# Written problem
In this exercise, return the whole listing exactly, excluding any images.

# Data shown
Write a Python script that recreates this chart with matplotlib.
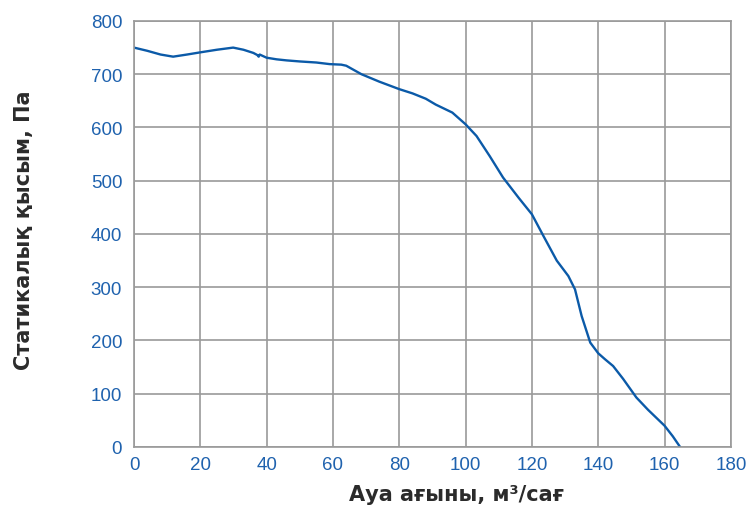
import matplotlib.pyplot as plt

# fan curve: air flow (m3/h) vs static pressure (Pa)
flow = [0, 4, 8, 11.8, 16, 19.9, 25, 29.9, 33, 36, 37.2, 37.6, 37.9, 40, 43, 46, 50,
        55, 59, 62.5, 64, 68.6, 74, 80, 84, 88, 91, 96, 100, 103.3, 107.3, 111.3,
        116, 120, 123.5, 127.5, 131, 133, 135, 137.6, 140, 142, 144.5, 147.5,
        151.5, 155, 158.5, 160, 162.5, 164.7]
pressure = [750, 744, 737, 733, 737, 741, 746, 750, 746, 740, 736, 733, 737, 731, 728, 726, 724,
            722, 719, 718, 716, 700, 686, 672, 664, 654, 643, 628, 606, 584, 546, 506,
            468, 437, 396, 350, 321, 296, 246, 196, 176, 165, 152, 128,
            93, 70, 49, 40, 20, 0]

xticks = list(range(0, 181, 20))
yticks = list(range(0, 801, 100))

tick_col = '#1f62ae'
grid_col = '#9a9a9a'

fig = plt.figure(figsize=(7.55, 5.10), dpi=100)
ax = fig.add_axes([0.1775, 0.1216, 0.7905, 0.8353])

ax.plot(flow, pressure, color='#0b5aa8', lw=1.7, solid_joinstyle='round')

ax.set_xlim(0, 180)
ax.set_ylim(0, 800)
ax.set_xticks(xticks)
ax.set_yticks(yticks)
ax.grid(True, color=grid_col, lw=1.2)
ax.set_axisbelow(True)
for s in ax.spines.values():
    s.set_color(grid_col)
    s.set_linewidth(1.2)

ax.tick_params(length=0, labelsize=13.5, labelcolor=tick_col)
ax.tick_params(axis='y', pad=8.5)
ax.tick_params(axis='x', pad=6.5)
for lab in ax.get_xticklabels() + ax.get_yticklabels():
    lab.set_family('Liberation Sans')

ax.set_xlabel('Ауа ағыны, м³/сағ', fontsize=15, fontweight='bold', color='#2b2b2b')
ax.xaxis.set_label_coords(0.54, -0.088)
ax.set_ylabel('Статикалық қысым, Па', fontsize=15, fontweight='bold', color='#2b2b2b')
ax.yaxis.set_label_coords(-0.168, 0.51)

fig.savefig('out.png')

# Full answer
Write a Python script that recreates this chart with matplotlib.
import matplotlib.pyplot as plt

# fan curve: air flow (m3/h) vs static pressure (Pa)
flow = [0, 4, 8, 11.8, 16, 19.9, 25, 29.9, 33, 36, 37.2, 37.6, 37.9, 40, 43, 46, 50,
        55, 59, 62.5, 64, 68.6, 74, 80, 84, 88, 91, 96, 100, 103.3, 107.3, 111.3,
        116, 120, 123.5, 127.5, 131, 133, 135, 137.6, 140, 142, 144.5, 147.5,
        151.5, 155, 158.5, 160, 162.5, 164.7]
pressure = [750, 744, 737, 733, 737, 741, 746, 750, 746, 740, 736, 733, 737, 731, 728, 726, 724,
            722, 719, 718, 716, 700, 686, 672, 664, 654, 643, 628, 606, 584, 546, 506,
            468, 437, 396, 350, 321, 296, 246, 196, 176, 165, 152, 128,
            93, 70, 49, 40, 20, 0]

xticks = list(range(0, 181, 20))
yticks = list(range(0, 801, 100))

tick_col = '#1f62ae'
grid_col = '#9a9a9a'

fig = plt.figure(figsize=(7.55, 5.10), dpi=100)
ax = fig.add_axes([0.1775, 0.1216, 0.7905, 0.8353])

ax.plot(flow, pressure, color='#0b5aa8', lw=1.7, solid_joinstyle='round')

ax.set_xlim(0, 180)
ax.set_ylim(0, 800)
ax.set_xticks(xticks)
ax.set_yticks(yticks)
ax.grid(True, color=grid_col, lw=1.2)
ax.set_axisbelow(True)
for s in ax.spines.values():
    s.set_color(grid_col)
    s.set_linewidth(1.2)

ax.tick_params(length=0, labelsize=13.5, labelcolor=tick_col)
ax.tick_params(axis='y', pad=8.5)
ax.tick_params(axis='x', pad=6.5)
for lab in ax.get_xticklabels() + ax.get_yticklabels():
    lab.set_family('Liberation Sans')

ax.set_xlabel('Ауа ағыны, м³/сағ', fontsize=15, fontweight='bold', color='#2b2b2b')
ax.xaxis.set_label_coords(0.54, -0.088)
ax.set_ylabel('Статикалық қысым, Па', fontsize=15, fontweight='bold', color='#2b2b2b')
ax.yaxis.set_label_coords(-0.168, 0.51)

fig.savefig('out.png')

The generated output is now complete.